Joseph had revealed his identity to his brothers. He now urged them to return to Canaan to bring the joyous tidings that "Joseph yet lives" to their aged father Jacob, and to bring Jacob back to Egypt with his entire family and household.1 The Torah further relates that Joseph sent along food and gifts for Jacob with his brothers: "And to his father he sent the following: ten donkeys carrying the choice [foods] of Egypt, and ten she-donkeys carrying grain, bread, and [other] food, for his father for the way."2

There are two different interpretations quoted by the commenter Rashi as to the nature of these "choice foods." One explanation is that he sent "vintage wine, which greatly pleases the elderly," while the other maintains that Joseph sent split peas.3 There is not one shade of detail in the explanations of our Torah-commentators that is, G‑d forbid, trite or trivial or lacking significance. Here too, both of the interpretations quoted by Rashi reveal new insights of understanding of the narrative.

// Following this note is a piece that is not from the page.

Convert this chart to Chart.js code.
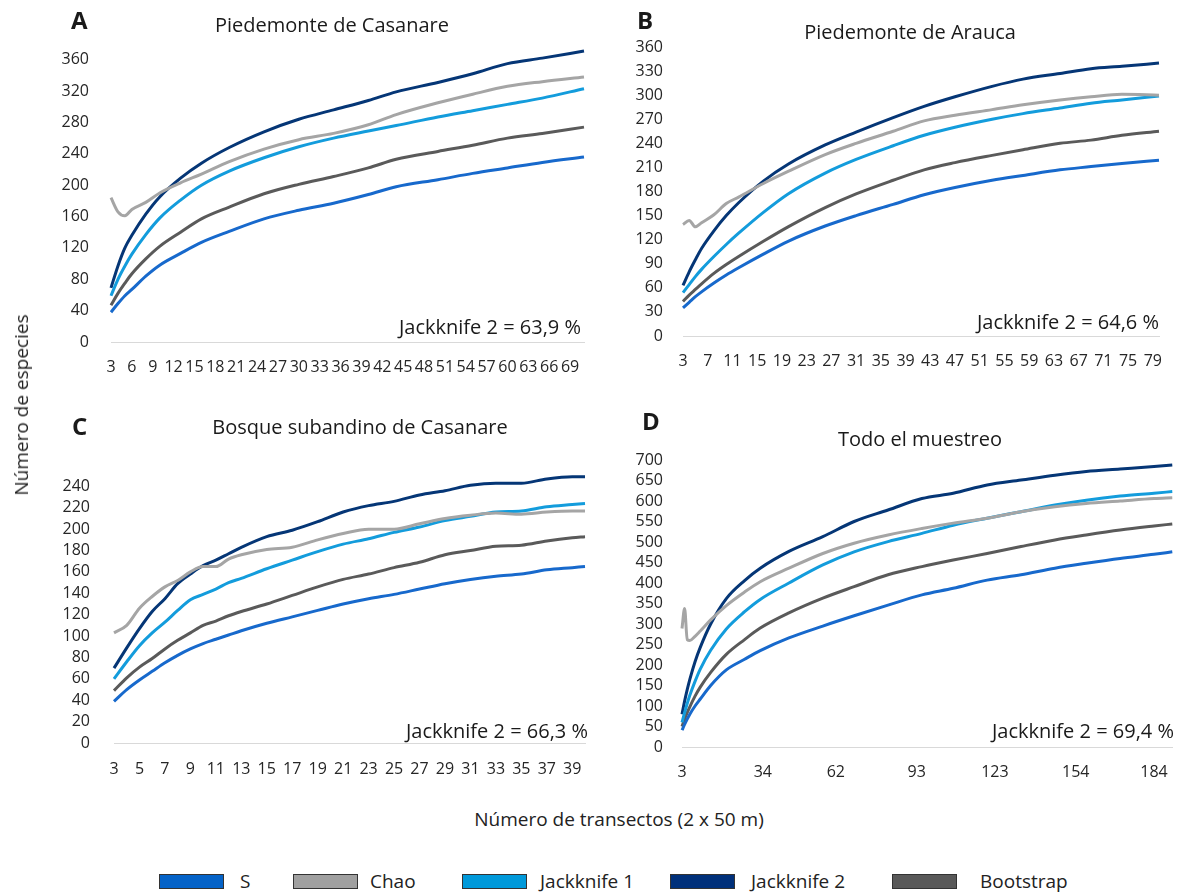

Split Peas: Joseph knew that his brothers' return to Canaan with the news that "Joseph lives" would cause his father not only joy but also great distress, for Jacob would then discover that the brothers – his own sons – had sold Joseph into slavery.4 Even if he would not discover this fact, Jacob would surely feel the pain of his long separation from his favorite son. Joseph tried to alleviate his father's distress by sending him one of the choicest foods of Egypt – split peas – indicating to Jacob that there are some things in the world that reach superlative levels of usefulness and worth through being split, divided and separated. Joseph hinted to his father that only through being separated from his whole family and sold into slavery in Egypt had he risen to greatness and was now able to sustain and support his family and save them from the famine.5

Vintage Wine: Some time before Joseph had revealed his identity to his brothers, he had invited them to a banquet at his palace, and on that occasion, relates the Torah, "they drank [wine] ... together with him." Rashi comments, "From the day they sold him they had not drunk wine, nor had he (Joseph) drunk wine, but on that day they drank."6 Joseph realized that if he and his brothers had refrained from wine as a sign of distress, then Jacob, who constantly mourned for Joseph, had surely also refrained from wine for those twenty-two years. Accordingly, one can well imagine Jacob's pleasure on being offered wine to drink by Joseph himself. Furthermore, by sending old wine, Joseph subtly indicated to Jacob that all the years he was in Egypt he had never lost faith in G‑d that he would eventually be reunited with his father. Although he had not drunk wine, he had wine stored away – for so long a duration that it became aged, vintage wine – so that it would be ready to use when the joyous reunion would eventually take place.

Mitzrayim, the Hebrew word for "Egypt," signifies straits, limitations. In an extended sense, Mitzrayim could refer to any confining experience. Even when the limitations imposed by one's physical environment and material preoccupation hinder his service of the Al-mighty, he must not despair, just as Joseph did not despair in Egypt. On the contrary, he must be strong and have absolute confidence that G‑d will bring him success in material matters in such a way that they will not disturb or hinder his Torah-study or Mitvot-observance.